= DATASET SECTION =
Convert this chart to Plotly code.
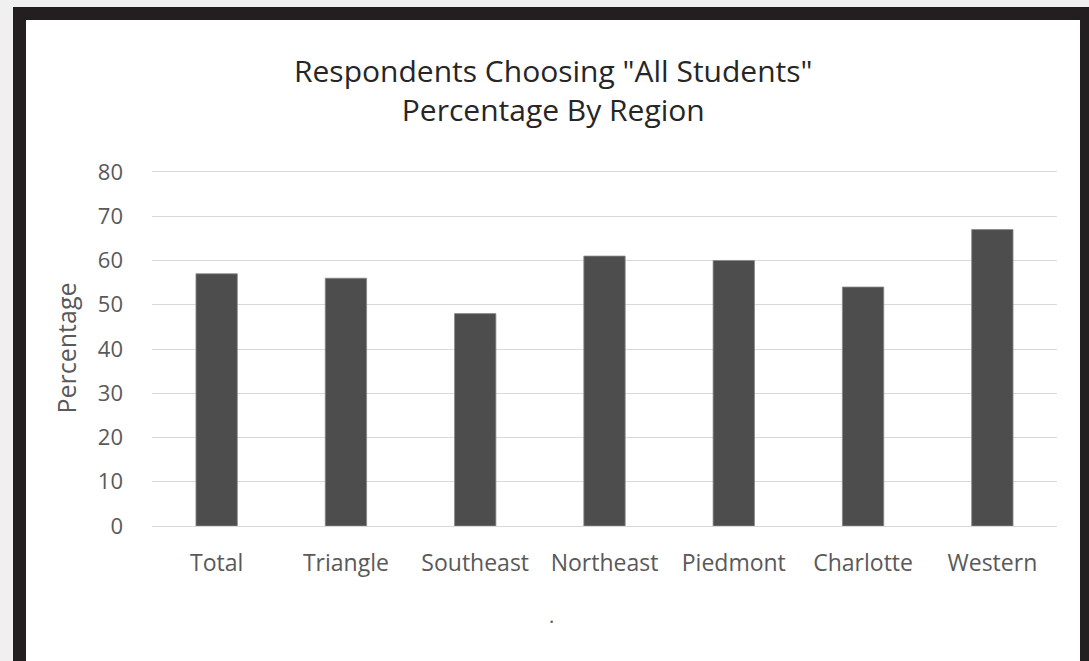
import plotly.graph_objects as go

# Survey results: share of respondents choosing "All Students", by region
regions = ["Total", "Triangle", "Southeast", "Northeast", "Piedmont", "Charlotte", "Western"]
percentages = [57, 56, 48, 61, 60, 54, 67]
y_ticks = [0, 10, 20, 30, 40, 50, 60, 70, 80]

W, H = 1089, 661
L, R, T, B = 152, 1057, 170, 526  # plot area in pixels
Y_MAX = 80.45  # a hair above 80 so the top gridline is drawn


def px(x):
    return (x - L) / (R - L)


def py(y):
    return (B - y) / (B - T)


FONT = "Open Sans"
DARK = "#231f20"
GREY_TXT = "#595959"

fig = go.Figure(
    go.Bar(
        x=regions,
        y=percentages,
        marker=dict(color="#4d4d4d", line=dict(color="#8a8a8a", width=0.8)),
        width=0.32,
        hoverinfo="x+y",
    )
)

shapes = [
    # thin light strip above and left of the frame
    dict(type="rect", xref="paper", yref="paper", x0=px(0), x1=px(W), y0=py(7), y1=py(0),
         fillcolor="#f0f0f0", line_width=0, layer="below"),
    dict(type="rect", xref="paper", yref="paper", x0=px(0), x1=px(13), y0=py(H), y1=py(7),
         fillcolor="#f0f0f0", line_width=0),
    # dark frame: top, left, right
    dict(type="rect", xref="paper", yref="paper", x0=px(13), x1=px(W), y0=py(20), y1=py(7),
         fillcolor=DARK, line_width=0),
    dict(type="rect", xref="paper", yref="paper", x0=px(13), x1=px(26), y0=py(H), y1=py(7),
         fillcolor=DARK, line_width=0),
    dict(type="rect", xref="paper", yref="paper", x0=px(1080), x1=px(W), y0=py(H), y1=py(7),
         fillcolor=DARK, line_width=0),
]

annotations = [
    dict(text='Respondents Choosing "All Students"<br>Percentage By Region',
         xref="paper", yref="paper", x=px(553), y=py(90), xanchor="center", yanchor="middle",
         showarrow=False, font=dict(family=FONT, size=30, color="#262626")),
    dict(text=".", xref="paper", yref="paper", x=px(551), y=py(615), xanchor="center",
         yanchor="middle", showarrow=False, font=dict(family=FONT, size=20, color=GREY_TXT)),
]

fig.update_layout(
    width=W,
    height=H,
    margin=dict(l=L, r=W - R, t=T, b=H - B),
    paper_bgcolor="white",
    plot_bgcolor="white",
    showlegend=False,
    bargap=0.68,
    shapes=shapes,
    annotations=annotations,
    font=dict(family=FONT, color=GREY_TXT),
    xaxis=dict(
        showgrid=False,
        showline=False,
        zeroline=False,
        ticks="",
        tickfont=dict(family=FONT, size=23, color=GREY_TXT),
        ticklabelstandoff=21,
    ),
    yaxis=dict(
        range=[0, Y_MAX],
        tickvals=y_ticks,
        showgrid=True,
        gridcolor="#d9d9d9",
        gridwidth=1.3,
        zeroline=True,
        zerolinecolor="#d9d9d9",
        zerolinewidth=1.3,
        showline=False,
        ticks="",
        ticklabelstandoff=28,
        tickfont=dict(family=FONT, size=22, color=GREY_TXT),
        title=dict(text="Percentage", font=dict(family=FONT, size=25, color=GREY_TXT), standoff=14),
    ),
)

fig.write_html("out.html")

= WHAT TO PRODUCE =
Go through the material above and print all of it exactly, except the pictures.

= WRITTEN SOLUTION =
Convert this chart to Plotly code.
import plotly.graph_objects as go

# Survey results: share of respondents choosing "All Students", by region
regions = ["Total", "Triangle", "Southeast", "Northeast", "Piedmont", "Charlotte", "Western"]
percentages = [57, 56, 48, 61, 60, 54, 67]
y_ticks = [0, 10, 20, 30, 40, 50, 60, 70, 80]

W, H = 1089, 661
L, R, T, B = 152, 1057, 170, 526  # plot area in pixels
Y_MAX = 80.45  # a hair above 80 so the top gridline is drawn


def px(x):
    return (x - L) / (R - L)


def py(y):
    return (B - y) / (B - T)


FONT = "Open Sans"
DARK = "#231f20"
GREY_TXT = "#595959"

fig = go.Figure(
    go.Bar(
        x=regions,
        y=percentages,
        marker=dict(color="#4d4d4d", line=dict(color="#8a8a8a", width=0.8)),
        width=0.32,
        hoverinfo="x+y",
    )
)

shapes = [
    # thin light strip above and left of the frame
    dict(type="rect", xref="paper", yref="paper", x0=px(0), x1=px(W), y0=py(7), y1=py(0),
         fillcolor="#f0f0f0", line_width=0, layer="below"),
    dict(type="rect", xref="paper", yref="paper", x0=px(0), x1=px(13), y0=py(H), y1=py(7),
         fillcolor="#f0f0f0", line_width=0),
    # dark frame: top, left, right
    dict(type="rect", xref="paper", yref="paper", x0=px(13), x1=px(W), y0=py(20), y1=py(7),
         fillcolor=DARK, line_width=0),
    dict(type="rect", xref="paper", yref="paper", x0=px(13), x1=px(26), y0=py(H), y1=py(7),
         fillcolor=DARK, line_width=0),
    dict(type="rect", xref="paper", yref="paper", x0=px(1080), x1=px(W), y0=py(H), y1=py(7),
         fillcolor=DARK, line_width=0),
]

annotations = [
    dict(text='Respondents Choosing "All Students"<br>Percentage By Region',
         xref="paper", yref="paper", x=px(553), y=py(90), xanchor="center", yanchor="middle",
         showarrow=False, font=dict(family=FONT, size=30, color="#262626")),
    dict(text=".", xref="paper", yref="paper", x=px(551), y=py(615), xanchor="center",
         yanchor="middle", showarrow=False, font=dict(family=FONT, size=20, color=GREY_TXT)),
]

fig.update_layout(
    width=W,
    height=H,
    margin=dict(l=L, r=W - R, t=T, b=H - B),
    paper_bgcolor="white",
    plot_bgcolor="white",
    showlegend=False,
    bargap=0.68,
    shapes=shapes,
    annotations=annotations,
    font=dict(family=FONT, color=GREY_TXT),
    xaxis=dict(
        showgrid=False,
        showline=False,
        zeroline=False,
        ticks="",
        tickfont=dict(family=FONT, size=23, color=GREY_TXT),
        ticklabelstandoff=21,
    ),
    yaxis=dict(
        range=[0, Y_MAX],
        tickvals=y_ticks,
        showgrid=True,
        gridcolor="#d9d9d9",
        gridwidth=1.3,
        zeroline=True,
        zerolinecolor="#d9d9d9",
        zerolinewidth=1.3,
        showline=False,
        ticks="",
        ticklabelstandoff=28,
        tickfont=dict(family=FONT, size=22, color=GREY_TXT),
        title=dict(text="Percentage", font=dict(family=FONT, size=25, color=GREY_TXT), standoff=14),
    ),
)

fig.write_html("out.html")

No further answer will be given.